Eunice loaned me this book and Bill has also read it. Both liked it.
It is subtitled "A Memoir of Faith" which seems a more accurate title to me than Leaving Church. Still, Barbara did sort of leave her church. She was an Episcopal priest, first in a large church in Atlanta, and then for 5-1/2 years at Grace-Calvary Episcopal, a much smaller congregation in the small town of Clarkesville, Georgia. It wasn't her faith or her belief in God that wavered; it was the institution of Church that caused her to question if she really did want to remain in her priestly role. She tells how "faith in God has both a center and an edge and that each is necessary for the soul's health..." The center is each traditional church with its faithful church members and staff; the edges are all the rest of humanity. She became more and more concerned about those at the edges. She came to feel that the Church "lavished so much more attention on those at the center than on those at the edge." She didn't choose to stop attending church, but she began to look around at the larger world and the people who live in that world and who either worship in different ways, who struggle with their personal history with churches and doctrines or those who live beautiful lives, full of grace and giving, but who do not attend church.
At first, she greatly missed her position, her power and her prestige as a priest. She is very honest about her pride and then the sorrow and sense of loss that she experienced on this journey.
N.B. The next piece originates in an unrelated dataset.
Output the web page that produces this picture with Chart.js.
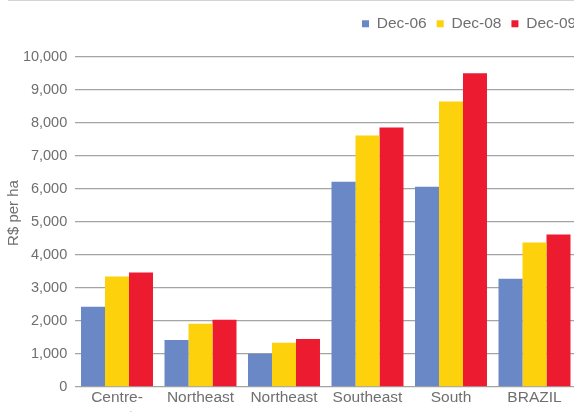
<!DOCTYPE html>
<html>
<head>
<meta charset="utf-8">
<script src="https://cdn.jsdelivr.net/npm/chart.js@4.4.0/dist/chart.umd.min.js"></script>
<style>
  html, body { margin: 0; padding: 0; overflow: hidden; background: #fff; }
  #wrap { position: relative; width: 574px; height: 412px; overflow: hidden; }
  #topline { position: absolute; left: 8px; top: 0; width: 600px; height: 1px; background: #d4d4d4; }
  canvas { position: absolute; left: 0; top: 0; }
</style>
</head>
<body>
<div id="wrap">
  <canvas id="myChart" width="600" height="420"></canvas>
  <div id="topline"></div>
</div>
<script>
const regions = [['Centre-', 'west'], 'Northeast', 'Northeast', 'Southeast', 'South', 'BRAZIL'];
const dec06 = [2420, 1420, 1000, 6210, 6060, 3270];
const dec08 = [3340, 1910, 1330, 7610, 8640, 4365];
const dec09 = [3460, 2030, 1450, 7850, 9490, 4610];
const yTicks = [0, 1000, 2000, 3000, 4000, 5000, 6000, 7000, 8000, 9000, 10000];

const textColor = '#6f6f6f';
const fontFamily = "'Liberation Sans', Arial, sans-serif";

// y axis title, drawn by hand so it can sit where the original has it
const axisTitle = {
    id: 'axisTitle',
    afterLayout(chart) {
        const lg = chart.legend;
        lg.left = 352;
        lg.right = 600;
        lg.top = 6;
    },
    afterDraw(chart) {
        const ctx = chart.ctx;
        ctx.save();
        ctx.translate(14, 213);
        ctx.rotate(-Math.PI / 2);
        ctx.font = '15px ' + fontFamily;
        ctx.fillStyle = textColor;
        ctx.textAlign = 'center';
        ctx.textBaseline = 'middle';
        ctx.fillText('R$ per ha', 0, 0);
        ctx.restore();
    }
};

new Chart(document.getElementById("myChart"), {
    type: 'bar',
    data: {
        labels: regions,
        datasets: [{
            data: dec06,
            label: "Dec-06",
            backgroundColor: "#6a88c6"
        }, {
            data: dec08,
            label: "Dec-08",
            backgroundColor: "#fdd10b"
        }, {
            data: dec09,
            label: "Dec-09",
            backgroundColor: "#ed1b30"
        }]
    },
    options: {
        responsive: false,
        animation: false,
        layout: {
            padding: { top: 21, right: 23.75, left: 0, bottom: 0 }
        },
        datasets: {
            bar: { categoryPercentage: 0.862, barPercentage: 1.0 }
        },
        plugins: {
            legend: {
                align: 'start',
                labels: {
                    boxWidth: 7,
                    boxHeight: 7,
                    padding: 10,
                    color: textColor,
                    font: { family: fontFamily, size: 15.5 }
                }
            },
            tooltip: { enabled: false }
        },
        scales: {
            x: {
                grid: { display: false },
                border: { display: false },
                ticks: {
                    color: textColor,
                    padding: -6,
                    maxRotation: 0,
                    autoSkip: false,
                    font: { family: fontFamily, size: 15.5 }
                }
            },
            y: {
                min: 0,
                max: 10000,
                afterFit(scale) { scale.width = 75.25; },
                afterBuildTicks(scale) { scale.ticks = yTicks.map(v => ({ value: v })); },
                grid: { color: '#a4a4a4', lineWidth: 1.2, drawTicks: false },
                border: { display: false },
                ticks: {
                    color: textColor,
                    padding: 8,
                    font: { family: fontFamily, size: 14.5 },
                    callback: v => v.toLocaleString('en-US')
                }
            }
        }
    },
    plugins: [axisTitle]
});
</script>
</body>
</html>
Soon after her decision to resign, her husband. Ed, offered their land as a place for the Cherokee North Georgia Sun Dance, which caused her great angst and fretfulness, with with the Porta-Potties and drumming and general milling about, and she kept her distance until the last day when she brought a blackberry cobbler. She was asked to offer a blessing and, while taken aback since she had been aloof and at a remove throughout the week, she also again understood that this event and these people were a part of her decision to leave her church.
Perhaps I am not explaining her decision very well, but it seems to fit with what I think of as "preaching to the choir.." not that there is anything inherently wrong with that, but it seems to sanction particular ways of behavior that are often distant from the truly needy and troubled in our world. Going to church is usually a safe and relatively easy activity, but sometimes it provides a perch from which those who are not in the pew are judged. It is often a community of like-minded souls. Barbara did not dismiss that but was also bothered by it. I think she wanted church to be more, and some churches do and work very hard at reaching beyond their walls to help others. But, certainly, not all of them.
She now teaches religion at Piedmont College in Georgia. She says the her students "were going to know better than to step on their roommate's prayer rug or to order a ham-and-cheese sandwich at a kosher delicatessen. They were going to know how to tell the difference between a Greek Orthodox church and Roman Catholic church just by looking, and they were going to know the name of the elephant-headed god behind the cash register at the Indian restaurant. They were going to understand why the First Amendment made the United States such an interesting place to live. They were going to be better citizens of the world....There was no mastering divinity. My vocation was to love God and my neighbor, and that was something I could do anywhere, with anyone, with or without a collar...All that had gone before was blessing, and all yet to come was more."